* Task details *
Which lines below fall between the one containing "Give me the Altair source for this chart." and the one containing "color_scale = alt.Scale(domain=categories, range=slice_colors)"? Repeat them exactly, counting both of those lines, and add nothing else.

%%

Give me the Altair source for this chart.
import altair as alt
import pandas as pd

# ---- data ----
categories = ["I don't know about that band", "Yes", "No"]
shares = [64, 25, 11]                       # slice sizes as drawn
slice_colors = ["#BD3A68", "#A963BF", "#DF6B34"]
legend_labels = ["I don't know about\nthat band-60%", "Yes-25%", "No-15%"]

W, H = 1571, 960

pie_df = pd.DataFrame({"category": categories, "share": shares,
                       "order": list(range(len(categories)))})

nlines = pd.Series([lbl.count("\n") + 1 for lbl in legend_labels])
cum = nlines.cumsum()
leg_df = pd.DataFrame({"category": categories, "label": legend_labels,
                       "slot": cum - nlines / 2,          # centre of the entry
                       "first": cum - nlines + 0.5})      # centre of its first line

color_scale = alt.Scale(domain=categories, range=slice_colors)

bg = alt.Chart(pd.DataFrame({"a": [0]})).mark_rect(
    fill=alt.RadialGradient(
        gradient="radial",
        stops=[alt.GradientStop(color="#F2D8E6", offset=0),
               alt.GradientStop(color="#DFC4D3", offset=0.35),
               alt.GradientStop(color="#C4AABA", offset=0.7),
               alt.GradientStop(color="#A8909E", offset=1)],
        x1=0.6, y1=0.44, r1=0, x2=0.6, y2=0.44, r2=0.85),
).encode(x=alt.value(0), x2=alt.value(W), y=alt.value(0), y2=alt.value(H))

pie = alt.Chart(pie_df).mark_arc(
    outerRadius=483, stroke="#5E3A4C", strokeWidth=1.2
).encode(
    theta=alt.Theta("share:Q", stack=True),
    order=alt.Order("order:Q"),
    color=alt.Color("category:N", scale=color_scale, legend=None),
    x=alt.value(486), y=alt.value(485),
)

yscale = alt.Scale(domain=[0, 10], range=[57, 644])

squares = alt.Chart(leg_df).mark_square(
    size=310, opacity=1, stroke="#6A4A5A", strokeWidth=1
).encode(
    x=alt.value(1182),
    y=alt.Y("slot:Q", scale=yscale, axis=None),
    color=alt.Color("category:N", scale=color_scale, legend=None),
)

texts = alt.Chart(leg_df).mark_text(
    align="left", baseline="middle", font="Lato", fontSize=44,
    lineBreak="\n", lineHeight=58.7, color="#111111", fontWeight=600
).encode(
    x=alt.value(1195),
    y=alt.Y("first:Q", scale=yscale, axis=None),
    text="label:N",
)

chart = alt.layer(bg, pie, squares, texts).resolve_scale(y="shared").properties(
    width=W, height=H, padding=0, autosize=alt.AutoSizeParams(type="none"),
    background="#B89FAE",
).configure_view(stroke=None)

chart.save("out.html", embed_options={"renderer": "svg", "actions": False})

%%
%%

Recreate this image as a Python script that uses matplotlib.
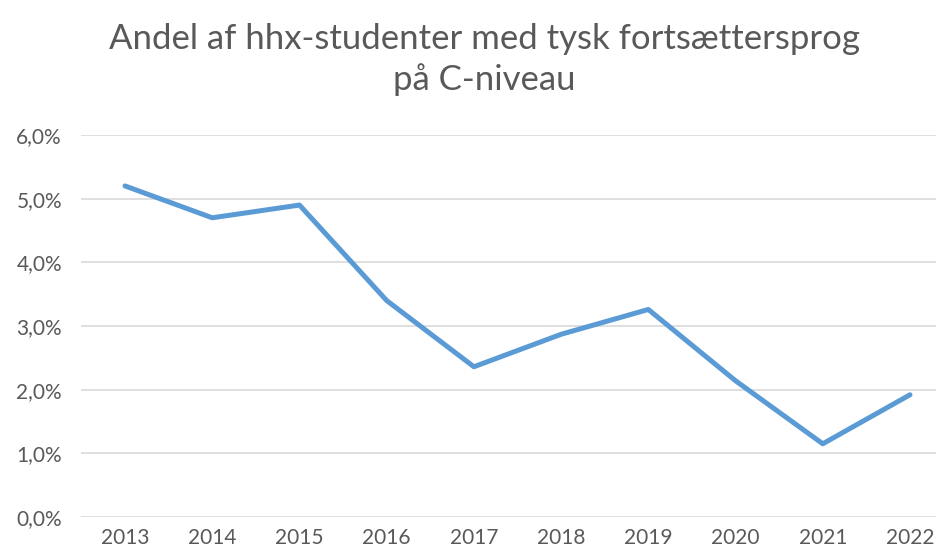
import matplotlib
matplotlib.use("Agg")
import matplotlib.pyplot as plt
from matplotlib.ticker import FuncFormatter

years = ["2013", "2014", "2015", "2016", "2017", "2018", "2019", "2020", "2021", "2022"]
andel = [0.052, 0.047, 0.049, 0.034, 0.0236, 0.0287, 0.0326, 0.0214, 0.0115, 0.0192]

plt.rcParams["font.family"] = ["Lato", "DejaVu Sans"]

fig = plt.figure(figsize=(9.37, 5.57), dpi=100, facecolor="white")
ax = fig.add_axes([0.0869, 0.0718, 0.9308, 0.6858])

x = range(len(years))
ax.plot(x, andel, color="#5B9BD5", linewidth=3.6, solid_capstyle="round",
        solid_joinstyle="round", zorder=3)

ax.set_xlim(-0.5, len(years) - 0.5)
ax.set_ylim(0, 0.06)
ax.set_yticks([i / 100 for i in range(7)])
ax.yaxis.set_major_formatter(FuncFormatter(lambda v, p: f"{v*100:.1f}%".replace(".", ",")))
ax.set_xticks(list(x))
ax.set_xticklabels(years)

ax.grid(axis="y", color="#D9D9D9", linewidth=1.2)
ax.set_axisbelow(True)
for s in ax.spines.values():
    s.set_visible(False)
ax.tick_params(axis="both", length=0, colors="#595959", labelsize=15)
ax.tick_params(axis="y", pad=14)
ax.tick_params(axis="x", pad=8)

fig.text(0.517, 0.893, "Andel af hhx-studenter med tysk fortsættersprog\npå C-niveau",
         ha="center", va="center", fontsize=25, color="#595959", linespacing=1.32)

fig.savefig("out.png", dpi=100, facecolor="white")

%%

* Exercise response *
Give me the Altair source for this chart.
import altair as alt
import pandas as pd

# ---- data ----
categories = ["I don't know about that band", "Yes", "No"]
shares = [64, 25, 11]                       # slice sizes as drawn
slice_colors = ["#BD3A68", "#A963BF", "#DF6B34"]
legend_labels = ["I don't know about\nthat band-60%", "Yes-25%", "No-15%"]

W, H = 1571, 960

pie_df = pd.DataFrame({"category": categories, "share": shares,
                       "order": list(range(len(categories)))})

nlines = pd.Series([lbl.count("\n") + 1 for lbl in legend_labels])
cum = nlines.cumsum()
leg_df = pd.DataFrame({"category": categories, "label": legend_labels,
                       "slot": cum - nlines / 2,          # centre of the entry
                       "first": cum - nlines + 0.5})      # centre of its first line

color_scale = alt.Scale(domain=categories, range=slice_colors)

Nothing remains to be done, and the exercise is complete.